## START

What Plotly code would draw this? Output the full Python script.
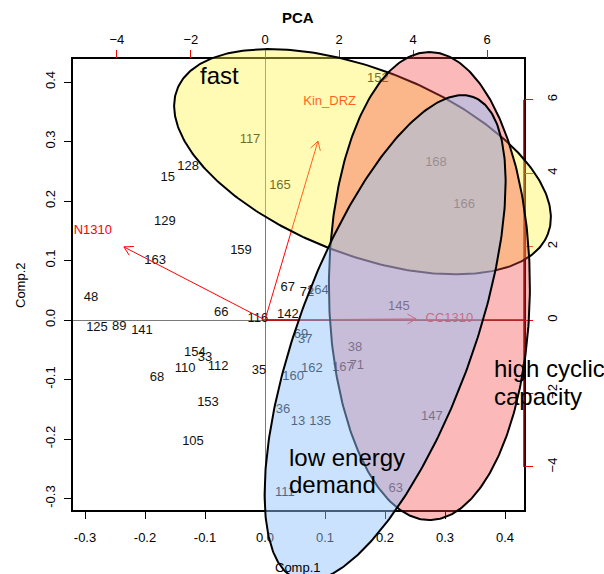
import numpy as np
import plotly.graph_objects as go

# ---------------- data ----------------
labels = ["152", "117", "128", "15", "165", "168", "166", "129", "159", "163",
          "48", "66", "116", "142", "67", "72", "164", "145", "125", "89",
          "141", "154", "33", "110", "112", "68", "35", "69", "37", "38",
          "162", "160", "167", "71", "153", "36", "13", "135", "105", "147",
          "111", "63"]
comp1 = [0.188, -0.025, -0.128, -0.162, 0.025, 0.285, 0.332, -0.167, -0.040, -0.183,
         -0.290, -0.073, -0.012, 0.038, 0.038, 0.070, 0.088, 0.223, -0.280, -0.243,
         -0.205, -0.117, -0.100, -0.133, -0.078, -0.180, -0.010, 0.060, 0.067, 0.150,
         0.078, 0.047, 0.130, 0.153, -0.095, 0.030, 0.055, 0.092, -0.120, 0.278,
         0.033, 0.218]
comp2 = [0.405, 0.3025, 0.257, 0.239, 0.225, 0.264, 0.193, 0.165, 0.116, 0.099,
         0.037, 0.013, 0.002, 0.008, 0.054, 0.045, 0.049, 0.022, -0.013, -0.012,
         -0.018, -0.055, -0.064, -0.082, -0.079, -0.097, -0.086, -0.024, -0.034, -0.047,
         -0.082, -0.096, -0.081, -0.077, -0.139, -0.151, -0.171, -0.171, -0.205, -0.163,
         -0.291, -0.284]

var_names = ["N1310", "Kin_DRZ", "CC1310"]
load1 = [-3.81, 1.43, 4.08]
load2 = [1.99, 4.87, 0.03]

# groups (ellipses in Comp.1/Comp.2 units)
group_names = ["fast", "high cyclic capacity", "low energy demand"]
ell_cx = [0.1625, 0.274, 0.2002]
ell_cy = [0.266, 0.0571, -0.0304]
ell_a = [0.332, 0.3933, 0.4309]
ell_b = [0.1555, 0.1675, 0.1459]
ell_angle = [-21.6, 90.0, 70.1]
ell_fill = ["rgba(255,245,70,0.40)", "rgba(245,60,60,0.36)", "rgba(145,195,250,0.48)"]

bottom_ticks = [-0.3, -0.2, -0.1, 0.0, 0.1, 0.2, 0.3, 0.4]
left_ticks = [-0.3, -0.2, -0.1, 0.0, 0.1, 0.2, 0.3, 0.4]
top_ticks = [-4, -2, 0, 2, 4, 6]
right_ticks = [-4, -2, 0, 2, 4, 6]

# ---------------- layout geometry (window pixels) ----------------
W, H = 604, 574
PX0, PX1, PY0, PY1 = 73, 524, 59, 510     # plot box in pixels
X_ORIG, X_SCALE = 265.0, 600.0            # pixel of x=0, px per unit
Y_ORIG, Y_SCALE = 320.0, 595.0
RATIO = 16.2                              # loadings units per score unit
FONT = "Liberation Sans, Arial, Helvetica, sans-serif"

XMIN, XMAX = (PX0 - X_ORIG) / X_SCALE, (PX1 - X_ORIG) / X_SCALE
YMIN, YMAX = (Y_ORIG - PY1) / Y_SCALE, (Y_ORIG - PY0) / Y_SCALE
FXMIN, FXMAX = (0 - X_ORIG) / X_SCALE, (W - X_ORIG) / X_SCALE
FYMIN, FYMAX = (Y_ORIG - H) / Y_SCALE, (Y_ORIG - 0) / Y_SCALE


def px(x):
    return x / W


def py(y):
    return 1 - y / H


fig = go.Figure()

# dark red line along the positive Comp.1 zero axis
fig.add_trace(go.Scatter(x=[0, XMAX], y=[0, 0], mode="lines",
                         line=dict(color="#8b0000", width=1.3),
                         xaxis="x", yaxis="y", hoverinfo="skip", showlegend=False))

# observation labels
fig.add_trace(go.Scatter(x=comp1, y=comp2, text=labels, mode="text",
                         textposition="middle center",
                         textfont=dict(family=FONT, size=13, color="#111111"),
                         xaxis="x", yaxis="y", hoverinfo="skip", showlegend=False))

# loading arrows (top / right scale)
head_len = 0.27
for name, lx, ly in zip(var_names, load1, load2):
    L = np.hypot(lx, ly)
    dx, dy = lx / L, ly / L
    hx, hy = [], []
    for ang in (np.pi / 6, -np.pi / 6):
        rx = dx * np.cos(ang) - dy * np.sin(ang)
        ry = dx * np.sin(ang) + dy * np.cos(ang)
        hx += [lx - head_len * rx, lx, None]
        hy += [ly - head_len * ry, ly, None]
    fig.add_trace(go.Scatter(x=[0, lx, None] + hx, y=[0, ly, None] + hy, mode="lines",
                             line=dict(color="red", width=1),
                             xaxis="x2", yaxis="y2", hoverinfo="skip", showlegend=False))
    fig.add_trace(go.Scatter(x=[lx * 1.22], y=[ly * 1.22], text=[name], mode="text",
                             textfont=dict(family=FONT, size=13, color="red"),
                             xaxis="x2", yaxis="y2", hoverinfo="skip", showlegend=False))

# right axis line (red, over black box)
fig.add_trace(go.Scatter(x=[XMAX, XMAX], y=[right_ticks[0] / RATIO, right_ticks[-1] / RATIO],
                         mode="lines", line=dict(color="#8b0000", width=1.5),
                         xaxis="x3", yaxis="y3", hoverinfo="skip", showlegend=False))

# group ellipses (drawn on a full-figure layer so they can leave the box)
t = np.linspace(0, 2 * np.pi, 361)
for cx, cy, a, b, ang, fc in zip(ell_cx, ell_cy, ell_a, ell_b, ell_angle, ell_fill):
    th = np.deg2rad(ang)
    ex = cx + a * np.cos(t) * np.cos(th) - b * np.sin(t) * np.sin(th)
    ey = cy + a * np.cos(t) * np.sin(th) + b * np.sin(t) * np.cos(th)
    fig.add_trace(go.Scatter(x=ex, y=ey, mode="lines", fill="toself", fillcolor=fc,
                             line=dict(color="black", width=2),
                             xaxis="x3", yaxis="y3", hoverinfo="skip", showlegend=False))

ann = []
ann.append(dict(text="<b>PCA</b>", x=px(298), y=py(18), xref="paper", yref="paper",
                xanchor="center", yanchor="middle",
                showarrow=False, font=dict(family=FONT, size=15, color="black")))
ann.append(dict(text="Comp.1", x=px(298), y=py(567), xref="paper", yref="paper",
                xanchor="center", yanchor="middle",
                showarrow=False, font=dict(family=FONT, size=13, color="black")))
ann.append(dict(text="Comp.2", x=px(20), y=py(285), xref="paper", yref="paper",
                xanchor="center", yanchor="middle",
                textangle=-90, showarrow=False, font=dict(family=FONT, size=13, color="black")))
# group names
grp_lines = [("fast", 198, 75), ("high cyclic", 492, 368), ("capacity", 492, 396),
             ("low energy", 287, 457), ("demand", 287, 484)]
for txt, gx, gy in grp_lines:
    ann.append(dict(text=txt, x=px(gx), y=py(gy), xref="paper", yref="paper",
                    xanchor="left", yanchor="middle", showarrow=False,
                    font=dict(family=FONT, size=24, color="black")))

fmt = lambda v: f"{v:.1f}"
axis_font = dict(family=FONT, size=13, color="black")

fig.update_layout(
    width=W, height=H,
    margin=dict(l=0, r=0, t=0, b=0),
    paper_bgcolor="white", plot_bgcolor="rgba(0,0,0,0)",
    showlegend=False,
    font=dict(family=FONT),
    annotations=ann,
    xaxis=dict(domain=[px(PX0), px(PX1)], range=[XMIN, XMAX], anchor="y",
               tickvals=bottom_ticks, ticktext=[fmt(v) for v in bottom_ticks],
               ticks="outside", ticklen=7, tickcolor="black", tickwidth=1,
               showline=True, linecolor="black", linewidth=1.5, mirror=True,
               showgrid=False, zeroline=True, zerolinecolor="#7a7a7a", zerolinewidth=1,
               tickfont=axis_font, ticklabelstandoff=8, automargin=False),
    yaxis=dict(domain=[py(PY1), py(PY0)], range=[YMIN, YMAX], anchor="x",
               tickvals=left_ticks, ticktext=[fmt(v) for v in left_ticks],
               ticks="outside", ticklen=7, tickcolor="black", tickwidth=1, tickangle=-90,
               showline=True, linecolor="black", linewidth=1.5, mirror=True,
               showgrid=False, zeroline=True, zerolinecolor="#7a7a7a", zerolinewidth=1,
               tickfont=axis_font, ticklabelstandoff=4, automargin=False),
    xaxis2=dict(overlaying="x", side="top", anchor="y", range=[XMIN * RATIO, XMAX * RATIO],
                tickvals=top_ticks, ticks="outside", ticklen=8, tickcolor="red", tickwidth=1,
                showline=False, showgrid=False, zeroline=False,
                tickfont=axis_font, ticklabelstandoff=1, automargin=False),
    yaxis2=dict(overlaying="y", side="right", anchor="x", range=[YMIN * RATIO, YMAX * RATIO],
                tickvals=right_ticks, ticks="outside", ticklen=8, tickcolor="red", tickwidth=1,
                tickangle=-90, showline=False, showgrid=False, zeroline=False,
                tickfont=axis_font, ticklabelstandoff=8, automargin=False),
    xaxis3=dict(domain=[0, 1], range=[FXMIN, FXMAX], anchor="y3", visible=False, fixedrange=True),
    yaxis3=dict(domain=[0, 1], range=[FYMIN, FYMAX], anchor="x3", visible=False, fixedrange=True),
)

fig.write_html("out.html", config={"displayModeBar": False},
               post_script="document.body.style.margin='0';document.body.style.overflow='hidden';")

## END

Write out an exact copy of the listing, first line through the line containing "import plotly.graph_objects as go", with the pictures left out.

What Plotly code would draw this? Output the full Python script.
import numpy as np
import plotly.graph_objects as go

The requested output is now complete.